From the entries below, reproduce exactly the lines from the one with "Clone this chart in Observable Plot." through the one with "700, 800, 900];", both included, without images.

Dataset records »
--*--

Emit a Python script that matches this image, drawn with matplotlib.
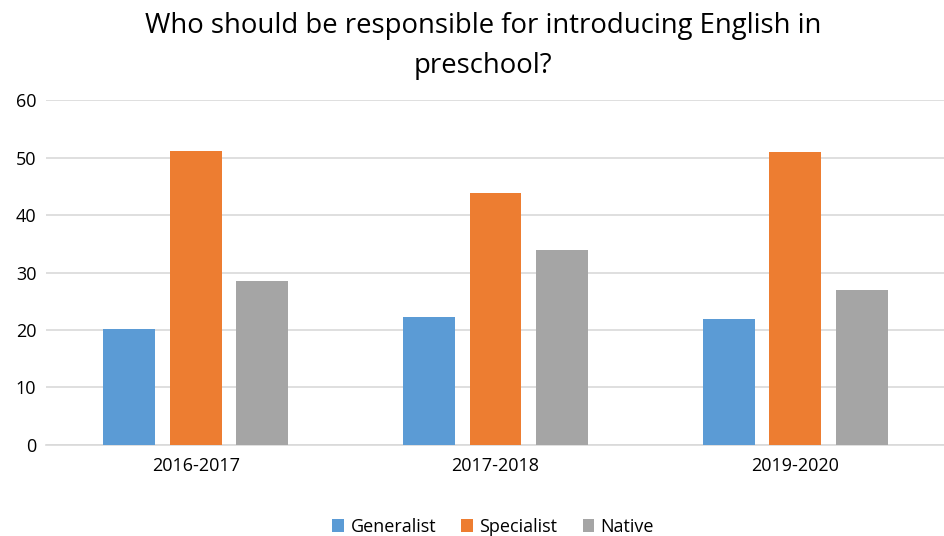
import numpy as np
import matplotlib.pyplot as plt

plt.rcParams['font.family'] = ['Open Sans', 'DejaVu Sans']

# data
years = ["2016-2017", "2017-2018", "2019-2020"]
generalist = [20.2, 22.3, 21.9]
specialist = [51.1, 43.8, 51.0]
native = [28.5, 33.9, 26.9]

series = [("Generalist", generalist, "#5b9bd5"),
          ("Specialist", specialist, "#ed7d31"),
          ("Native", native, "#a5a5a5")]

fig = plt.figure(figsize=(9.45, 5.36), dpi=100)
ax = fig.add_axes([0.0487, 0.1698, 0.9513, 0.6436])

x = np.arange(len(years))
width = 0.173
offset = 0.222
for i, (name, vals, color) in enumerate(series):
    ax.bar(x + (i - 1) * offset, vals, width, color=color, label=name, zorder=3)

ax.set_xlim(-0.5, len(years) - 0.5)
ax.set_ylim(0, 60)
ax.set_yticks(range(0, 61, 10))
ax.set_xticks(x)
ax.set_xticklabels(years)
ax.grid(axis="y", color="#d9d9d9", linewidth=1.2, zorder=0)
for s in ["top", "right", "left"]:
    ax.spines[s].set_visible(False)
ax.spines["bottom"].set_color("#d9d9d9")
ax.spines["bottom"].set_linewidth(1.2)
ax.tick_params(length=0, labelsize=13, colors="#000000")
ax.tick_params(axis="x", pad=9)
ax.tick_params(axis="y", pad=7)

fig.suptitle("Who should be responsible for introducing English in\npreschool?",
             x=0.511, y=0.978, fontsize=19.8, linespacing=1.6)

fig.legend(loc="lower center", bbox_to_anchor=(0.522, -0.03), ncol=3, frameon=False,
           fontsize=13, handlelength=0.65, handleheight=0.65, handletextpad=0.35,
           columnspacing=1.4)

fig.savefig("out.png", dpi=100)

--*--

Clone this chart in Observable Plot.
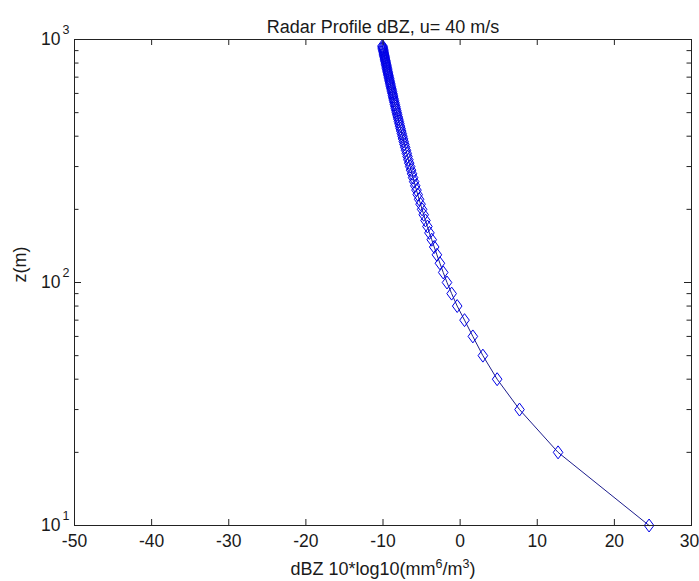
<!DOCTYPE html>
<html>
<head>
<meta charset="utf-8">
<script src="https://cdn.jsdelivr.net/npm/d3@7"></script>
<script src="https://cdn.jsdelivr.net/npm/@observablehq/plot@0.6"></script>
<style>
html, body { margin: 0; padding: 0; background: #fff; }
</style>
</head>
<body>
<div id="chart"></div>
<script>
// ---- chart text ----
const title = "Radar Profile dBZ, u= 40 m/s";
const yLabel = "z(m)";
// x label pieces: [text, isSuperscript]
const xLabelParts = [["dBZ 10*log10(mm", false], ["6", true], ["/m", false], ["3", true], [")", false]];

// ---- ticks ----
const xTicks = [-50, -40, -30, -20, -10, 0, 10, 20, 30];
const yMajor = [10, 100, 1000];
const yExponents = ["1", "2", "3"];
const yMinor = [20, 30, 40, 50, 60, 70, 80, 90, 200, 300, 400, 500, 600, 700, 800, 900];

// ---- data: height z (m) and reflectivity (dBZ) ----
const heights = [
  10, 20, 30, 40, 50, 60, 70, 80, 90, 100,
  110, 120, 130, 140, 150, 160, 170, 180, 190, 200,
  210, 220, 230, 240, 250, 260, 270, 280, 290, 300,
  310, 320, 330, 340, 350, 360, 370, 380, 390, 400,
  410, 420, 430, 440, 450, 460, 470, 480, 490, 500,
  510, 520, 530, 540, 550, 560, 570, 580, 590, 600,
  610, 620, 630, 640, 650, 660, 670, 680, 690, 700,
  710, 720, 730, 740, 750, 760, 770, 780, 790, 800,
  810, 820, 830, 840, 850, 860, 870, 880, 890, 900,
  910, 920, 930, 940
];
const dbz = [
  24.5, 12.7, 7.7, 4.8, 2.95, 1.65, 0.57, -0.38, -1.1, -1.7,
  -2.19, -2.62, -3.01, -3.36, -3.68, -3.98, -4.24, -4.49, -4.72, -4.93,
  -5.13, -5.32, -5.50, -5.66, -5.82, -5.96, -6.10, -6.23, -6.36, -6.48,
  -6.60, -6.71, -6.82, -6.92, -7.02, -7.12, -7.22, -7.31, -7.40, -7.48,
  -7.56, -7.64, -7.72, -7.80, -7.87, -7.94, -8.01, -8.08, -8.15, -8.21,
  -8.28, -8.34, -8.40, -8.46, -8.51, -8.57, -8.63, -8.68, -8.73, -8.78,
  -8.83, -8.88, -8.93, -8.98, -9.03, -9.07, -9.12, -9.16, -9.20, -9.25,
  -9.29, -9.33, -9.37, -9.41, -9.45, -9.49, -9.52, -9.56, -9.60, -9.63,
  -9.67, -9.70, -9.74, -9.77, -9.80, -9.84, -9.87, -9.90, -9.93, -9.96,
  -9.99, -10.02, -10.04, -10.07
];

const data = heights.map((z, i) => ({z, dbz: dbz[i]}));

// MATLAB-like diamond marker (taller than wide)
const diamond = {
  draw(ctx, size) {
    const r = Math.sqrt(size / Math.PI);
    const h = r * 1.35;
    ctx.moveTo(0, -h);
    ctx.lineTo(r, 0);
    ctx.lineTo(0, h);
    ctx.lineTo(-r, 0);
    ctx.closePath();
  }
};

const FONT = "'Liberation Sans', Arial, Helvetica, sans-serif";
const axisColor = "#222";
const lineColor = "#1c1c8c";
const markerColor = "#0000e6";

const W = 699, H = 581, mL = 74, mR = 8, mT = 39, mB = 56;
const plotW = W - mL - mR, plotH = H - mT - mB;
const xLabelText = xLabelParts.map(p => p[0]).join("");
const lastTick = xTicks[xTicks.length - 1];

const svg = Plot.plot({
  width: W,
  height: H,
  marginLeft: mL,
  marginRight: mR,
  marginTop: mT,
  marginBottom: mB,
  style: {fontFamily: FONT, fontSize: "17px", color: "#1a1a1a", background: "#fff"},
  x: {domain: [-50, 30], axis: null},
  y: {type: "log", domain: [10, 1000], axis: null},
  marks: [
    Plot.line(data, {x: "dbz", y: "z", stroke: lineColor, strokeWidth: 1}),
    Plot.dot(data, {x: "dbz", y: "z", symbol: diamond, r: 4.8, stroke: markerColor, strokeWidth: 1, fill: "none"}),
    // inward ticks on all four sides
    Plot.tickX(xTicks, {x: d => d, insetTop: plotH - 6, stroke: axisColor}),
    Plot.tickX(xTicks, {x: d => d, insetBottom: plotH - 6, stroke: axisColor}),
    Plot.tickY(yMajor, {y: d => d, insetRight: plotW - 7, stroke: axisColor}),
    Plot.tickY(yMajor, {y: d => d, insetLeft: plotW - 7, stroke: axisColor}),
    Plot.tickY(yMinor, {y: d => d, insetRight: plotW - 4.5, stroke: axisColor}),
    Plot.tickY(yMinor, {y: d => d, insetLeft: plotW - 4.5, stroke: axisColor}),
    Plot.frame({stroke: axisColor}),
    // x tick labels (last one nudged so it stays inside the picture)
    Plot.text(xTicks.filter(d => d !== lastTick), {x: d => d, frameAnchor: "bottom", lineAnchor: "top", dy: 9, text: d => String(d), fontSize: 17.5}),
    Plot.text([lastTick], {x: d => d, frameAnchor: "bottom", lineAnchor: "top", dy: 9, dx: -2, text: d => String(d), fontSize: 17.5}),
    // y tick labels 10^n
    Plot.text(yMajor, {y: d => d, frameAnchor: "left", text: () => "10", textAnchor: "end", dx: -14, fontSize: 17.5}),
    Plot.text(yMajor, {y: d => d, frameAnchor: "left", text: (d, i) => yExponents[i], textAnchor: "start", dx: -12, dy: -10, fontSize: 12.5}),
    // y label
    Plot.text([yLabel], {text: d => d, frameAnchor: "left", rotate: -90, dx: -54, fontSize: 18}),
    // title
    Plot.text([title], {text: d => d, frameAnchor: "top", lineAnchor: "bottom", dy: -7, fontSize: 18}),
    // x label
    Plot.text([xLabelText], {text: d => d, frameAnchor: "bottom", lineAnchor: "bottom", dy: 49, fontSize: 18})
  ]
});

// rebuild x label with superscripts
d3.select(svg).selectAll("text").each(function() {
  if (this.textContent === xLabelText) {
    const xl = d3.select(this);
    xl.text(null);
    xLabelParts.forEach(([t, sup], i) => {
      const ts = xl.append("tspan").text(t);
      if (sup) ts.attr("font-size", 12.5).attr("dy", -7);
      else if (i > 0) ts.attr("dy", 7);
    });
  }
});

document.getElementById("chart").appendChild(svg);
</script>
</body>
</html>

--*--

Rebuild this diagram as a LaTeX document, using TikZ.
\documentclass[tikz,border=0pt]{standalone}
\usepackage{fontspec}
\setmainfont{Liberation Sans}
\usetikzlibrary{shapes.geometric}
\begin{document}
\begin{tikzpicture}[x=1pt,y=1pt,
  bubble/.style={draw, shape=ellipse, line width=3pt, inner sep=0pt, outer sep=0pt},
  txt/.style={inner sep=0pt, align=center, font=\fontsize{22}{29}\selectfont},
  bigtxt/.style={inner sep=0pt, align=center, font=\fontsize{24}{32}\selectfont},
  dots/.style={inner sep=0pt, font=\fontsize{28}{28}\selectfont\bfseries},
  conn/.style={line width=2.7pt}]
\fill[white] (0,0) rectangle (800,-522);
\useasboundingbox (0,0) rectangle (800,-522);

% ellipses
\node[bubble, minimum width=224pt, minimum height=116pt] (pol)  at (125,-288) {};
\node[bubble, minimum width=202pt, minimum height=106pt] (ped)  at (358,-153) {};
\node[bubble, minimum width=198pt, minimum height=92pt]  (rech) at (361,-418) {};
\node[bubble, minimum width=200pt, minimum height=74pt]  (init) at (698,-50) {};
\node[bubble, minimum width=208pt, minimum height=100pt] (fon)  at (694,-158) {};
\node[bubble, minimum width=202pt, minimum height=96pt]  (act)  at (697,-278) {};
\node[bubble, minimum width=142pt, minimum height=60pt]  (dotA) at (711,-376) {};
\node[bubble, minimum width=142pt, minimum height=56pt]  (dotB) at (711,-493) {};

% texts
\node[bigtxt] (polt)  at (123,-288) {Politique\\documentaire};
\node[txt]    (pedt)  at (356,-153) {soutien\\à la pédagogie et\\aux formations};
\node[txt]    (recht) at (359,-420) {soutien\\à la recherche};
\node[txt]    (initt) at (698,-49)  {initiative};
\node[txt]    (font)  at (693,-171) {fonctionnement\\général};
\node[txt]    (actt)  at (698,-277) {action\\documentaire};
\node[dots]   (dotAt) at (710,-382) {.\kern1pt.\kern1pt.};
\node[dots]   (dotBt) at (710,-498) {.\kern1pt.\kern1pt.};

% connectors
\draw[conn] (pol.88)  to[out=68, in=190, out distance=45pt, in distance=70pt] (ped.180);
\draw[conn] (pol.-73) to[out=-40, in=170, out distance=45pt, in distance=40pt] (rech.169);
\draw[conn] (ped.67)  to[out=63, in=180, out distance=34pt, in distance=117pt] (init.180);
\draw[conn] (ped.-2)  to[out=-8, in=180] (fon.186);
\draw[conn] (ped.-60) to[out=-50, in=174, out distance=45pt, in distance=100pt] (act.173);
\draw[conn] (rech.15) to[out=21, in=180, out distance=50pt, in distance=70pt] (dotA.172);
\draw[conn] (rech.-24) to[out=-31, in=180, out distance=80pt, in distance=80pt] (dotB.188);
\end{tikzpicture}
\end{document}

--*--

TASK SOLUTION »
Clone this chart in Observable Plot.
<!DOCTYPE html>
<html>
<head>
<meta charset="utf-8">
<script src="https://cdn.jsdelivr.net/npm/d3@7"></script>
<script src="https://cdn.jsdelivr.net/npm/@observablehq/plot@0.6"></script>
<style>
html, body { margin: 0; padding: 0; background: #fff; }
</style>
</head>
<body>
<div id="chart"></div>
<script>
// ---- chart text ----
const title = "Radar Profile dBZ, u= 40 m/s";
const yLabel = "z(m)";
// x label pieces: [text, isSuperscript]
const xLabelParts = [["dBZ 10*log10(mm", false], ["6", true], ["/m", false], ["3", true], [")", false]];

// ---- ticks ----
const xTicks = [-50, -40, -30, -20, -10, 0, 10, 20, 30];
const yMajor = [10, 100, 1000];
const yExponents = ["1", "2", "3"];
const yMinor = [20, 30, 40, 50, 60, 70, 80, 90, 200, 300, 400, 500, 600, 700, 800, 900];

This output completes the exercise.